=== RECORD EXTRACTS ===
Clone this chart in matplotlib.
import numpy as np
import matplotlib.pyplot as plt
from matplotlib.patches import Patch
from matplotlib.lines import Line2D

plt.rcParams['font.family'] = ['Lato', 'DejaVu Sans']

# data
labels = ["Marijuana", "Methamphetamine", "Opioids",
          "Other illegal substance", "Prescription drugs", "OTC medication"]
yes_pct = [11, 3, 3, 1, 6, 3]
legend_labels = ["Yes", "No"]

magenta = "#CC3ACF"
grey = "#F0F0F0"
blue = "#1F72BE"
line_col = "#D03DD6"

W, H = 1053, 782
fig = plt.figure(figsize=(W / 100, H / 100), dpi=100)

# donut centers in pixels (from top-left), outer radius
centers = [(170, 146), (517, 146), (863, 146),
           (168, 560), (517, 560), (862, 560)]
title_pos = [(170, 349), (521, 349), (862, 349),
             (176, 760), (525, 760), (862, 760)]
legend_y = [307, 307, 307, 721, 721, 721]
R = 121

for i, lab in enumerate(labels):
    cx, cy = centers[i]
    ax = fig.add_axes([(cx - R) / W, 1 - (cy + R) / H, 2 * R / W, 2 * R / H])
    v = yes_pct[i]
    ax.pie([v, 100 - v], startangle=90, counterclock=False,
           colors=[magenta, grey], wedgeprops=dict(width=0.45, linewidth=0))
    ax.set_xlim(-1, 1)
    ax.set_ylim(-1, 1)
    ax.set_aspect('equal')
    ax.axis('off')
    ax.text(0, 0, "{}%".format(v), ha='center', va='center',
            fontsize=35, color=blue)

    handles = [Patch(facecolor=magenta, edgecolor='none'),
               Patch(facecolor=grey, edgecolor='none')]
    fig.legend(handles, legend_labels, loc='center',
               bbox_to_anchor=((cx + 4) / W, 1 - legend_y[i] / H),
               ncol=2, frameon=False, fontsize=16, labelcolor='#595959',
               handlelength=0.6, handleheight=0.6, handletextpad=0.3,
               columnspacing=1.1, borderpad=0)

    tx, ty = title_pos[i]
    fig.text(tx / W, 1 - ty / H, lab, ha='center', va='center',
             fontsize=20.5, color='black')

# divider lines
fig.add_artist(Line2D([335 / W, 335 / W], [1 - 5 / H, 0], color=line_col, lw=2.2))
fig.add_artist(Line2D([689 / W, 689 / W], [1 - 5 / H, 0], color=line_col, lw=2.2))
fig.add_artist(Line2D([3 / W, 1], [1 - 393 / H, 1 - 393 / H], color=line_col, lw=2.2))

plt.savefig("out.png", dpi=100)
===
=== RECORD EXTRACTS ===
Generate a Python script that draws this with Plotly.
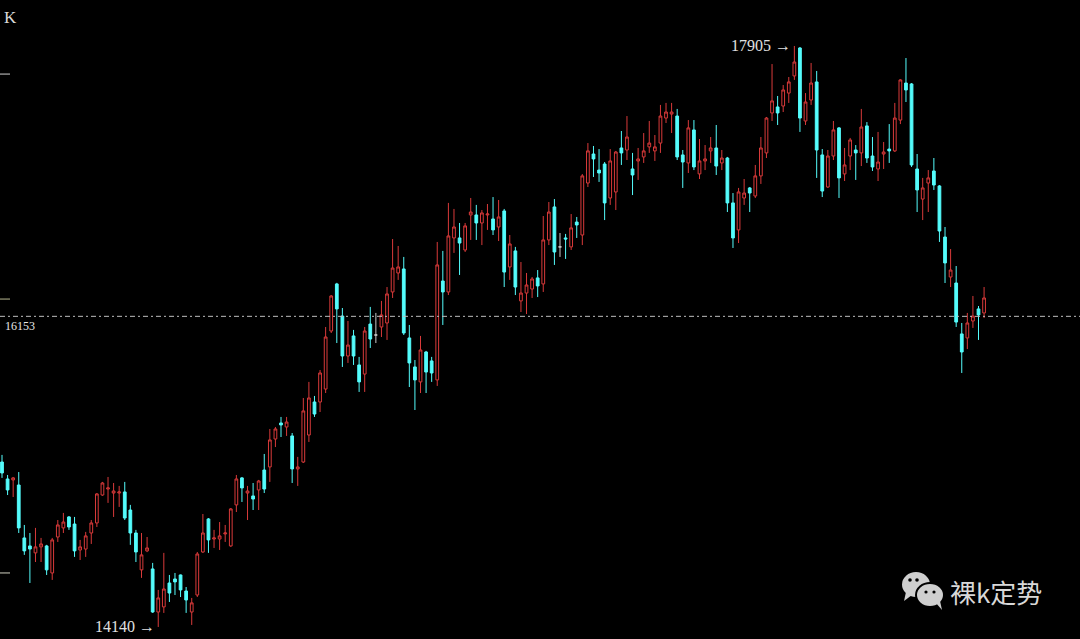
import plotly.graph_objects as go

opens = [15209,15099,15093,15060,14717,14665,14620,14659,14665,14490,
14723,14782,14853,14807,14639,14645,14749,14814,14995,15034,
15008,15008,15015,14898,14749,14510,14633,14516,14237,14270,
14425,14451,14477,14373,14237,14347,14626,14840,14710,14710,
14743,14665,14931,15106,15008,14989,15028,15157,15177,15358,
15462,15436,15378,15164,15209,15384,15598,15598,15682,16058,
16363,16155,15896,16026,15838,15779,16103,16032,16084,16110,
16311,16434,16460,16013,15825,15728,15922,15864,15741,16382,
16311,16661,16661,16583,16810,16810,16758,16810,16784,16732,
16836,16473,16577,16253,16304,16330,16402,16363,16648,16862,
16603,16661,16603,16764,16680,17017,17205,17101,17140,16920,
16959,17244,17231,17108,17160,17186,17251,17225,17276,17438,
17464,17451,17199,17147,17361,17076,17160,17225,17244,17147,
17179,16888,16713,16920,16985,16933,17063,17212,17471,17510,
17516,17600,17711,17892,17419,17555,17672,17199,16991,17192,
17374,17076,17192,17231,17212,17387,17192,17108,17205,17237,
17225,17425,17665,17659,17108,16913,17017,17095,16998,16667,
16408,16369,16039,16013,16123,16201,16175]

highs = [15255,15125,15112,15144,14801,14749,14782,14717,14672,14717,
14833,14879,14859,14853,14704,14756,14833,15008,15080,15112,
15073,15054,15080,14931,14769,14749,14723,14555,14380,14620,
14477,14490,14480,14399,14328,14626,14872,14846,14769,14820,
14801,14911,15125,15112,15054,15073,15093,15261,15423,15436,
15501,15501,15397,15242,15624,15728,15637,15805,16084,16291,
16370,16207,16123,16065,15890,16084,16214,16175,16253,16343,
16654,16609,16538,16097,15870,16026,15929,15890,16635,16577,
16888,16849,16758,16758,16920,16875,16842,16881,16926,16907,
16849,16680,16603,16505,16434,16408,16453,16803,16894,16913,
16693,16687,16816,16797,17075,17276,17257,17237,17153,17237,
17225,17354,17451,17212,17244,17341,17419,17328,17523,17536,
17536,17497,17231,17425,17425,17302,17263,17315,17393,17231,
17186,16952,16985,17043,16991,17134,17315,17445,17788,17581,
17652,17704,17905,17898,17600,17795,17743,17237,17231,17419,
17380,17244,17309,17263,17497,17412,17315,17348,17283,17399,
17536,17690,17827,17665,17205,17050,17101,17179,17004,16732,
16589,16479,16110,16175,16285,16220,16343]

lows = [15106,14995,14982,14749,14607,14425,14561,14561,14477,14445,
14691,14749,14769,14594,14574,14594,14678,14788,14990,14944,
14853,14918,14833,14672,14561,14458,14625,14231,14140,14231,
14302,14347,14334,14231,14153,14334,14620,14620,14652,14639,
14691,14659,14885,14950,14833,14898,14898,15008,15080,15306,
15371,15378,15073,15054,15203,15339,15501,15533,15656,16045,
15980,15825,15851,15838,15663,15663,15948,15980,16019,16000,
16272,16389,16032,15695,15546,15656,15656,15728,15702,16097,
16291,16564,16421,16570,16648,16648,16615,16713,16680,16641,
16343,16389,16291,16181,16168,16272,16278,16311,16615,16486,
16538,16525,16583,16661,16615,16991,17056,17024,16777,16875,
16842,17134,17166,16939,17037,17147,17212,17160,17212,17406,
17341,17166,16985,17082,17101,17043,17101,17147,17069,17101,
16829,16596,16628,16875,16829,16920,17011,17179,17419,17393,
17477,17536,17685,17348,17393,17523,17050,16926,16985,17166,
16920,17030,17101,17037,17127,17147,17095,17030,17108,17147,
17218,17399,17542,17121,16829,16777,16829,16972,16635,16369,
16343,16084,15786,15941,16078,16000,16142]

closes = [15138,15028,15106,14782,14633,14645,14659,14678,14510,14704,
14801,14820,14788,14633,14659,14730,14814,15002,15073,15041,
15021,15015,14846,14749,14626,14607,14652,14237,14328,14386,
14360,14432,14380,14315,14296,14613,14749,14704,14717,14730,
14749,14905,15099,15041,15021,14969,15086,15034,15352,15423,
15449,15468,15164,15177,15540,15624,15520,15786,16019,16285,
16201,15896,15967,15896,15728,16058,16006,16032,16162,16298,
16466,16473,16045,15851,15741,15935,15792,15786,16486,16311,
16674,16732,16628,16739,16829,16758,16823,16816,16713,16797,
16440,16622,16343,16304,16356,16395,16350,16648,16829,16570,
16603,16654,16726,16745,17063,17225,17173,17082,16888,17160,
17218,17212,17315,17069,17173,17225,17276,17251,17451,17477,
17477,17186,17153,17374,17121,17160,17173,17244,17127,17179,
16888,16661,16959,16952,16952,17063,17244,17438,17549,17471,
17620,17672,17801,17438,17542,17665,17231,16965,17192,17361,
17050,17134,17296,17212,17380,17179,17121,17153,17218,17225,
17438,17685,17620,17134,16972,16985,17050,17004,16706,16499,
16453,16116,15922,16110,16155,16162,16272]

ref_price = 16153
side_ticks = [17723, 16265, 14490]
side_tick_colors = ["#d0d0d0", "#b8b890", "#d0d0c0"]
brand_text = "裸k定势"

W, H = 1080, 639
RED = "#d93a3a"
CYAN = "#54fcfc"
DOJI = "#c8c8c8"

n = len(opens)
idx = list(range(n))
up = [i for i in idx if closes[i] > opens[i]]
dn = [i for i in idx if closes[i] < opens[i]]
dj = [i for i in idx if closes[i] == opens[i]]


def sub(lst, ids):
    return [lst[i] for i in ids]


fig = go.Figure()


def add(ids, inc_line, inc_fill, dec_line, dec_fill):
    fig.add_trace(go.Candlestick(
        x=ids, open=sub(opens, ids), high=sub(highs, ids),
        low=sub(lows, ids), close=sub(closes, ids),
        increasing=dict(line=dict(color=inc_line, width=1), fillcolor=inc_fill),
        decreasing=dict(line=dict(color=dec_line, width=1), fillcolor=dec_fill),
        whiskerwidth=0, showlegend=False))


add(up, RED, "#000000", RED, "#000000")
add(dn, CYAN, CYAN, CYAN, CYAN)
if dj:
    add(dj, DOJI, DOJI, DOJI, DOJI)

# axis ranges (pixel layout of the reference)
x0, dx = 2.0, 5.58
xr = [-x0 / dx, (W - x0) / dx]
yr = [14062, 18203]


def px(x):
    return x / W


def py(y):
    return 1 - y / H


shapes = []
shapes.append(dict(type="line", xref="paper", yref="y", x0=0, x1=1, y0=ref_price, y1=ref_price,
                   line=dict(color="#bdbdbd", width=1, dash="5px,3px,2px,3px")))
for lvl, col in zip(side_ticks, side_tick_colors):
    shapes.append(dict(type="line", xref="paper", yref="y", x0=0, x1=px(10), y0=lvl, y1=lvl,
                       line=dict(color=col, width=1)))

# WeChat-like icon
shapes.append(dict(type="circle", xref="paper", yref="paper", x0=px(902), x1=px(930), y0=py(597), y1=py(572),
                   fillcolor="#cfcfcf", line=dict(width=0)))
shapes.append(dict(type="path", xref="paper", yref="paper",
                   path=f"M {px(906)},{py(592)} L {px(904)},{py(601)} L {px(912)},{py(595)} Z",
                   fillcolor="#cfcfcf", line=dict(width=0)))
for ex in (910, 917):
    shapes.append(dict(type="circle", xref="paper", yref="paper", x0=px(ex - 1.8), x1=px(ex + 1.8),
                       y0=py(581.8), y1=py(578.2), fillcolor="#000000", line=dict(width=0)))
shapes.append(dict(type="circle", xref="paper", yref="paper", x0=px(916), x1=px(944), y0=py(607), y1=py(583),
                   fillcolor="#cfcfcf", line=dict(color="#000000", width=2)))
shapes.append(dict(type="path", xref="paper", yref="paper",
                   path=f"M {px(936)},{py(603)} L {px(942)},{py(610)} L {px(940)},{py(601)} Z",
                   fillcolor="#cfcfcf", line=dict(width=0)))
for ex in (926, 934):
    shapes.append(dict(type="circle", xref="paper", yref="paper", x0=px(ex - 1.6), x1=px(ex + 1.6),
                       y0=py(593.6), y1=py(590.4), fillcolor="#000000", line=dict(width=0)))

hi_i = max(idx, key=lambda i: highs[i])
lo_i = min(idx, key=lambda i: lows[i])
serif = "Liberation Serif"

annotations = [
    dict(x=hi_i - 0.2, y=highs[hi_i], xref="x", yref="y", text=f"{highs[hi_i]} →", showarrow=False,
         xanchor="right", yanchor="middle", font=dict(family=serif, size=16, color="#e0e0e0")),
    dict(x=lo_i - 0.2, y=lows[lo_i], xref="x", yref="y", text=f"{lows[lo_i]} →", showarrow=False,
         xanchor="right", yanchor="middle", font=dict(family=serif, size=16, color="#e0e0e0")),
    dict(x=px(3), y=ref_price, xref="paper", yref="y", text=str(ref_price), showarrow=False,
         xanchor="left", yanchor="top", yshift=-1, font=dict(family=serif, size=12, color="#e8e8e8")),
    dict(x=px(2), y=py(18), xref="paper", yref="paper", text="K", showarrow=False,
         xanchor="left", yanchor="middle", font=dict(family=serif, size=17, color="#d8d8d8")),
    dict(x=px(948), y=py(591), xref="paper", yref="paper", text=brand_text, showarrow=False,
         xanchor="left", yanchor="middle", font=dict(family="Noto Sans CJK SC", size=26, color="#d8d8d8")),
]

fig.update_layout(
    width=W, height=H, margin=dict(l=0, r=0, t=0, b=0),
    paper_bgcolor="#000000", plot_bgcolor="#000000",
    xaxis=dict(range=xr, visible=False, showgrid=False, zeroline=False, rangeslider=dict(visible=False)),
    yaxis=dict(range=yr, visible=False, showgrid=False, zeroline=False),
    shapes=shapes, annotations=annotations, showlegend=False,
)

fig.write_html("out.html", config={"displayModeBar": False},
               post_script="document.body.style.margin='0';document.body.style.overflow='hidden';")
===
STATED TASK: Pictures excluded, give again exactly and only the lines of the material above from the line with "Generate a Python" through the line with "16408,16369,16039,16013,16123,16201,16175]".

PROBLEM SOLUTION:
Generate a Python script that draws this with Plotly.
import plotly.graph_objects as go

opens = [15209,15099,15093,15060,14717,14665,14620,14659,14665,14490,
14723,14782,14853,14807,14639,14645,14749,14814,14995,15034,
15008,15008,15015,14898,14749,14510,14633,14516,14237,14270,
14425,14451,14477,14373,14237,14347,14626,14840,14710,14710,
14743,14665,14931,15106,15008,14989,15028,15157,15177,15358,
15462,15436,15378,15164,15209,15384,15598,15598,15682,16058,
16363,16155,15896,16026,15838,15779,16103,16032,16084,16110,
16311,16434,16460,16013,15825,15728,15922,15864,15741,16382,
16311,16661,16661,16583,16810,16810,16758,16810,16784,16732,
16836,16473,16577,16253,16304,16330,16402,16363,16648,16862,
16603,16661,16603,16764,16680,17017,17205,17101,17140,16920,
16959,17244,17231,17108,17160,17186,17251,17225,17276,17438,
17464,17451,17199,17147,17361,17076,17160,17225,17244,17147,
17179,16888,16713,16920,16985,16933,17063,17212,17471,17510,
17516,17600,17711,17892,17419,17555,17672,17199,16991,17192,
17374,17076,17192,17231,17212,17387,17192,17108,17205,17237,
17225,17425,17665,17659,17108,16913,17017,17095,16998,16667,
16408,16369,16039,16013,16123,16201,16175]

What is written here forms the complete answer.